Tested with LibreOffice Calc 24.2.0.
Launch it in the directory that contains .fods
documents.
-
Deduplication, sorting, and stable names of styles (based on their hash).
-
Cuts out all styles except the color of cells text and the color of cells background.
-
Preserves frozen columns.
-
Reduces documents size by ~60%.
-
At the moment, it doesn't accept any arguments, and minimizes all the
.fods
documents that will be found in its working directory. -
Minimization rules have been found experimentally, so, make sure that after the minimization, your documents don't lose any useful information.
-
Thanks to the FODS format, you can also use global formulas for entire columns. For example, in Libreoffice Calc, they can be added through menu
Format > Conditional > Manage... > Add > Formula is
:- To check all the values of the column
A1
for uniqueness:
COUNTIF($A$1:$A$1000, A1) > 1
- To check that all the values of the column
A1
contain only allowed characters:
LEN(REGEX(A1, "[0-9a-zA-Z]+", "")) > 0
So, such formulas will be also preserved.
- To check all the values of the column
Spreadsheets (electronic tables) are well suited for, for example, organizing a dictionary of localization of the application. The localization dictionary, inherently, is a text tabular document that is useful to store in versions control systems. But, depending on the chosen format of the document, there may be no certain possibilities, or problems arise when solving conflicts of merging.
Let's look at the available Spreadsheets formats, without counting of formats with a special macros support:
format | type | formulas | stylization | additional |
---|---|---|---|---|
FODS | text | yes | yes | Contains a lot of excess meta-information |
HTML | text | no | yes | If the document contains several tables, LibreOffice Calc doesn't want to open it |
CSV | text | no | no | The easiest parsing format |
SLK | text | no | no | |
ODS | binary | yes | yes | |
XLSX | binary | yes | yes | |
XLS | binary | yes | yes | The most difficult parsing format |
Therefore, the only universal format suitable for the posed requirements is FODS. It allows you to store the text, and the stylization of the text, and the formulas, in a text format based on XML.

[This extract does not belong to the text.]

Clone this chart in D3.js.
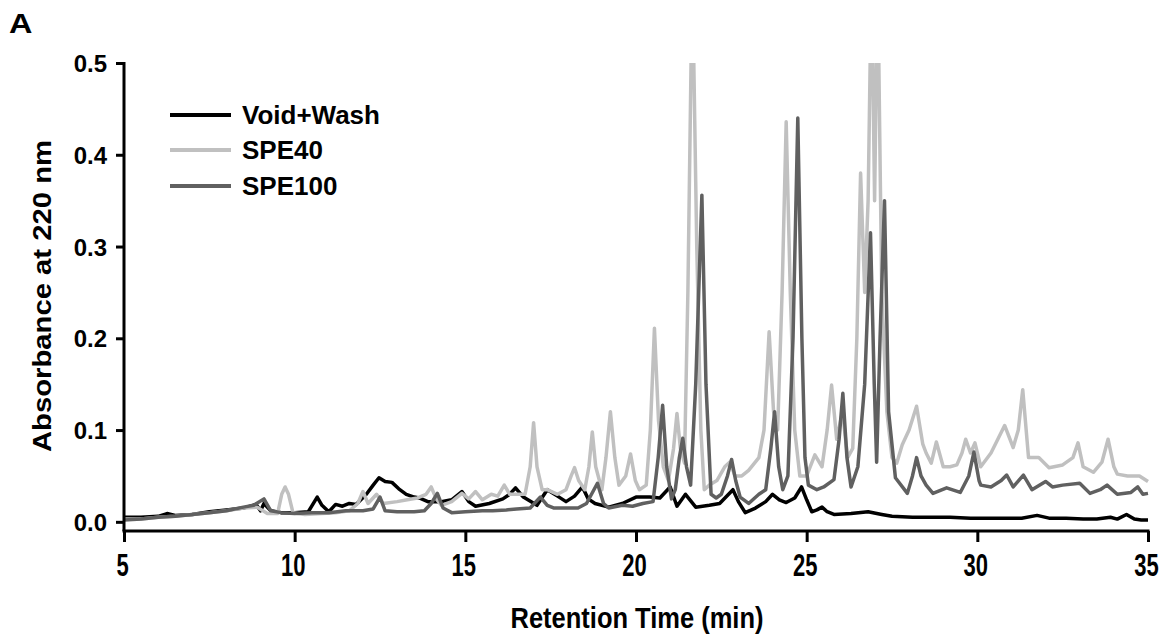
<!DOCTYPE html>
<html>
<head>
<meta charset="utf-8">
<script src="https://cdn.jsdelivr.net/npm/d3@7"></script>
<style>
  html, body { margin: 0; padding: 0; background: #fff; }
  svg { display: block; }
  text { font-family: "Liberation Sans", Arial, sans-serif; font-weight: bold; fill: #000; }
</style>
</head>
<body>
<script>
// ---- Data (retention time in min, absorbance at 220 nm) ----
const seriesNames = ["Void+Wash", "SPE40", "SPE100"];
const seriesColors = ["#000000", "#c0c0c0", "#606060"];
const xTicks = [5, 10, 15, 20, 25, 30, 35];
const yTicks = [0, 0.1, 0.2, 0.3, 0.4, 0.5];

const voidWash = [
  [5.0,0.005],[5.5,0.005],[6.0,0.006],[6.26,0.009],[6.5,0.007],[7.0,0.008],[7.5,0.011],[8.0,0.013],
  [8.5,0.015],[8.87,0.019],[9.0,0.012],[9.1,0.02],[9.3,0.012],[9.6,0.01],[10.0,0.01],[10.4,0.011],
  [10.66,0.027],[10.8,0.018],[11.0,0.011],[11.2,0.019],[11.4,0.017],[11.6,0.02],[11.8,0.019],[12.1,0.03],
  [12.3,0.04],[12.47,0.048],[12.65,0.044],[12.85,0.043],[13.05,0.036],[13.27,0.03],[13.5,0.027],[13.65,0.026],
  [13.9,0.022],[14.3,0.022],[14.6,0.024],[14.9,0.033],[15.1,0.022],[15.3,0.017],[15.7,0.02],[16.1,0.025],
  [16.3,0.03],[16.47,0.037],[16.7,0.027],[17.1,0.018],[17.4,0.035],[17.7,0.028],[17.95,0.022],[18.2,0.028],
  [18.43,0.038],[18.6,0.025],[18.8,0.02],[19.2,0.016],[19.6,0.02],[20.0,0.027],[20.4,0.027],[20.7,0.026],
  [21.0,0.038],[21.2,0.017],[21.45,0.03],[21.75,0.016],[22.15,0.018],[22.45,0.02],[22.84,0.035],[23.0,0.022],
  [23.2,0.01],[23.5,0.015],[23.8,0.022],[24.0,0.03],[24.2,0.024],[24.4,0.021],[24.65,0.026],[24.85,0.038],
  [25.0,0.024],[25.15,0.011],[25.3,0.013],[25.45,0.016],[25.6,0.011],[25.8,0.008],[26.3,0.009],[26.8,0.011],
  [27.2,0.008],[27.5,0.006],[28.1,0.005],[28.8,0.005],[29.2,0.005],[29.8,0.004],[30.2,0.004],[30.8,0.004],
  [31.3,0.004],[31.75,0.007],[32.1,0.004],[32.6,0.004],[33.1,0.003],[33.5,0.003],[33.9,0.005],[34.1,0.003],
  [34.37,0.008],[34.6,0.003],[34.8,0.002],[35.0,0.002]
];

const spe40 = [
  [5.0,0.003],[5.5,0.003],[6.0,0.005],[6.5,0.006],[7.0,0.008],[7.5,0.01],[8.0,0.012],[8.5,0.015],
  [8.9,0.016],[9.2,0.009],[9.5,0.009],[9.62,0.03],[9.72,0.038],[9.82,0.03],[9.95,0.01],[10.3,0.008],
  [10.8,0.009],[11.2,0.01],[11.6,0.012],[11.85,0.02],[12.0,0.033],[12.15,0.02],[12.4,0.03],[12.6,0.02],
  [13.0,0.022],[13.3,0.024],[13.6,0.026],[13.85,0.03],[14.0,0.038],[14.15,0.025],[14.3,0.018],[14.6,0.022],
  [14.9,0.031],[15.1,0.025],[15.3,0.033],[15.5,0.024],[15.76,0.03],[15.95,0.028],[16.14,0.04],[16.3,0.03],
  [16.5,0.03],[16.75,0.03],[16.9,0.06],[17.0,0.108],[17.1,0.06],[17.25,0.035],[17.4,0.035],[17.7,0.03],
  [17.95,0.035],[18.1,0.05],[18.2,0.059],[18.32,0.045],[18.5,0.035],[18.62,0.06],[18.72,0.098],[18.82,0.06],
  [19.0,0.035],[19.12,0.07],[19.25,0.12],[19.38,0.07],[19.5,0.04],[19.7,0.05],[19.84,0.074],[19.98,0.045],
  [20.1,0.035],[20.3,0.04],[20.42,0.1],[20.54,0.211],[20.66,0.11],[20.8,0.06],[20.95,0.045],[21.1,0.08],
  [21.2,0.118],[21.3,0.08],[21.42,0.064],[21.52,0.25],[21.65,0.6],[21.78,0.3],[21.9,0.1],[22.0,0.035],
  [22.15,0.04],[22.37,0.045],[22.6,0.06],[22.75,0.065],[22.9,0.05],[23.1,0.05],[23.3,0.056],[23.6,0.07],
  [23.75,0.1],[23.9,0.207],[24.03,0.12],[24.15,0.1],[24.28,0.25],[24.4,0.436],[24.52,0.25],[24.65,0.1],
  [24.8,0.05],[25.0,0.05],[25.24,0.073],[25.45,0.06],[25.6,0.1],[25.73,0.149],[25.88,0.09],[26.05,0.12],
  [26.2,0.07],[26.35,0.08],[26.47,0.2],[26.58,0.38],[26.7,0.25],[26.8,0.35],[26.9,0.6],[26.99,0.35],
  [27.08,0.6],[27.2,0.25],[27.35,0.12],[27.5,0.07],[27.64,0.064],[27.8,0.084],[28.0,0.1],[28.22,0.126],
  [28.4,0.085],[28.5,0.075],[28.65,0.064],[28.8,0.087],[29.0,0.06],[29.2,0.06],[29.4,0.062],[29.55,0.075],
  [29.66,0.09],[29.8,0.075],[29.93,0.086],[30.1,0.06],[30.4,0.075],[30.6,0.09],[30.8,0.105],[31.05,0.081],
  [31.2,0.1],[31.33,0.144],[31.5,0.07],[31.8,0.07],[32.1,0.059],[32.5,0.062],[32.8,0.07],[32.95,0.086],
  [33.1,0.06],[33.4,0.054],[33.65,0.065],[33.83,0.09],[34.0,0.06],[34.1,0.052],[34.4,0.05],[34.75,0.05],
  [35.0,0.044]
];

const spe100 = [
  [5.0,0.002],[5.5,0.003],[6.0,0.005],[6.5,0.006],[7.0,0.008],[7.5,0.01],[8.0,0.012],[8.5,0.016],
  [8.8,0.018],[9.1,0.025],[9.3,0.012],[9.6,0.01],[10.0,0.009],[10.5,0.01],[11.0,0.01],[11.5,0.012],
  [12.0,0.012],[12.3,0.014],[12.5,0.027],[12.65,0.012],[13.0,0.011],[13.5,0.011],[13.8,0.012],[14.0,0.02],
  [14.18,0.031],[14.35,0.015],[14.6,0.01],[15.0,0.011],[15.5,0.012],[15.8,0.012],[16.2,0.013],[16.5,0.014],
  [16.9,0.015],[17.2,0.027],[17.4,0.018],[17.6,0.015],[18.0,0.015],[18.3,0.015],[18.55,0.02],[18.87,0.042],
  [19.05,0.02],[19.2,0.015],[19.6,0.018],[19.9,0.017],[20.2,0.02],[20.5,0.022],[20.65,0.07],[20.78,0.127],
  [20.9,0.06],[21.04,0.025],[21.15,0.035],[21.27,0.07],[21.37,0.091],[21.48,0.06],[21.6,0.04],[21.75,0.15],
  [21.93,0.356],[22.05,0.15],[22.2,0.03],[22.35,0.026],[22.5,0.03],[22.68,0.05],[22.8,0.068],[22.92,0.045],
  [23.05,0.027],[23.3,0.02],[23.6,0.03],[23.8,0.035],[23.95,0.08],[24.06,0.12],[24.18,0.06],[24.3,0.035],
  [24.45,0.05],[24.6,0.2],[24.74,0.44],[24.86,0.2],[24.95,0.07],[25.05,0.04],[25.3,0.035],[25.5,0.038],
  [25.8,0.046],[25.95,0.09],[26.06,0.14],[26.18,0.07],[26.3,0.038],[26.5,0.06],[26.7,0.15],[26.87,0.315],
  [26.98,0.15],[27.05,0.065],[27.15,0.2],[27.28,0.35],[27.4,0.12],[27.6,0.048],[27.95,0.031],[28.1,0.05],
  [28.22,0.07],[28.35,0.05],[28.5,0.04],[28.7,0.031],[29.1,0.037],[29.5,0.032],[29.75,0.05],[29.9,0.076],
  [30.05,0.045],[30.1,0.04],[30.4,0.038],[30.7,0.045],[30.86,0.051],[31.05,0.038],[31.35,0.051],[31.6,0.035],
  [32.0,0.044],[32.2,0.038],[32.5,0.04],[33.0,0.042],[33.3,0.031],[33.6,0.035],[33.8,0.04],[34.1,0.03],
  [34.5,0.032],[34.7,0.038],[34.85,0.03],[35.0,0.031]
];

const seriesData = [voidWash, spe40, spe100];

// ---- Layout ----
const W = 1162, H = 641;
const plot = { left: 124, right: 1148, top: 63, bottom: 531 };

const svg = d3.select("body").append("svg").attr("width", W).attr("height", H);

const x = d3.scaleLinear().domain([5, 35]).range([plot.left, plot.right]);
const y = d3.scaleLinear().domain([-0.01, 0.5]).range([plot.bottom, plot.top]);

svg.append("defs").append("clipPath").attr("id", "plotClip")
  .append("rect")
  .attr("x", plot.left).attr("y", plot.top)
  .attr("width", plot.right - plot.left + 6).attr("height", plot.bottom - plot.top);

const line = d3.line().x(d => x(d[0])).y(d => y(d[1]));

const g = svg.append("g").attr("clip-path", "url(#plotClip)");
seriesData.forEach((data, i) => {
  g.append("path")
    .datum(data)
    .attr("d", line)
    .attr("fill", "none")
    .attr("stroke", seriesColors[i])
    .attr("stroke-width", 3.5)
    .attr("stroke-linejoin", "round");
});

// ---- Axes ----
const yAxis = d3.axisLeft(y).tickValues(yTicks).tickFormat(d3.format(".1f")).tickSizeOuter(0).tickSize(8).tickPadding(9);
const yg = svg.append("g").attr("transform", `translate(${plot.left},0)`).call(yAxis);
yg.select(".domain").attr("stroke", "#000").attr("stroke-width", 3).attr("d", `M0,${plot.top - 1}V${plot.bottom}`);
yg.selectAll(".tick line").attr("stroke", "#000").attr("stroke-width", 3);
yg.selectAll(".tick text").style("font-size", "24px").style("font-family", "Liberation Sans, Arial, sans-serif").style("font-weight", "bold").attr("dy", "0.36em");

const xAxis = d3.axisBottom(x).tickValues(xTicks).tickFormat(d3.format("d")).tickSizeOuter(0).tickSize(11).tickPadding(12);
const xg = svg.append("g").attr("transform", `translate(0,${plot.bottom})`).call(xAxis);
xg.select(".domain").attr("stroke", "#000").attr("stroke-width", 3).attr("d", `M${plot.left - 1.5},0H${plot.right + 1.5}`);
xg.selectAll(".tick line").attr("stroke", "#000").attr("stroke-width", 3);
xg.selectAll(".tick text")
  .style("font-size", "22px").style("font-family", "Liberation Sans, Arial, sans-serif").style("font-weight", "bold")
  .attr("x", 0).attr("y", 0).attr("dy", 0)
  .attr("transform", "translate(-2,45) scale(1,1.4)");

// ---- Titles ----
svg.append("text")
  .attr("transform", "translate(637,628) scale(1,1.15)")
  .attr("text-anchor", "middle")
  .style("font-size", "25.5px")
  .text("Retention Time (min)");

svg.append("text")
  .attr("transform", "translate(51,296) rotate(-90)")
  .attr("text-anchor", "middle")
  .attr("textLength", 312).attr("lengthAdjust", "spacingAndGlyphs")
  .style("font-size", "26px")
  .text("Absorbance at 220 nm");

svg.append("text")
  .attr("transform", "translate(9,33) scale(1.2,1)")
  .style("font-size", "27px")
  .text("A");

// ---- Legend ----
const legendY = [115, 150, 186];
const lg = svg.append("g");
seriesNames.forEach((name, i) => {
  lg.append("line")
    .attr("x1", 170).attr("x2", 231)
    .attr("y1", legendY[i]).attr("y2", legendY[i])
    .attr("stroke", seriesColors[i]).attr("stroke-width", 4);
  lg.append("text")
    .attr("x", 242).attr("y", legendY[i])
    .attr("dy", "0.36em")
    .style("font-size", "26px")
    .text(name);
});
</script>
</body>
</html>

But, unfortunately, its implementation in Libreoffice Calc contains a number of flaws:
- Deduplication of styles is not performed, that is, for different cells with one color, individual styles can exist. It increases the size of the document.
- The maintenance of stable names of styles is not carried out, as a result of which, the renaming of styles from the simple resaving of the document may occur. It increases the number of changes in the document.
- Automatic removal of unnecessary meta-information, which has default values, is not performed. It increases the size of the document.
Conclusion: In order to get a minimum size document, with looking at the specifics of use of Spreadsheets for, for example, localization dictionaries, it is much easier to write a similar script, rather than wasting time to improving of LibreOffice Calc in the form of adding lots of options.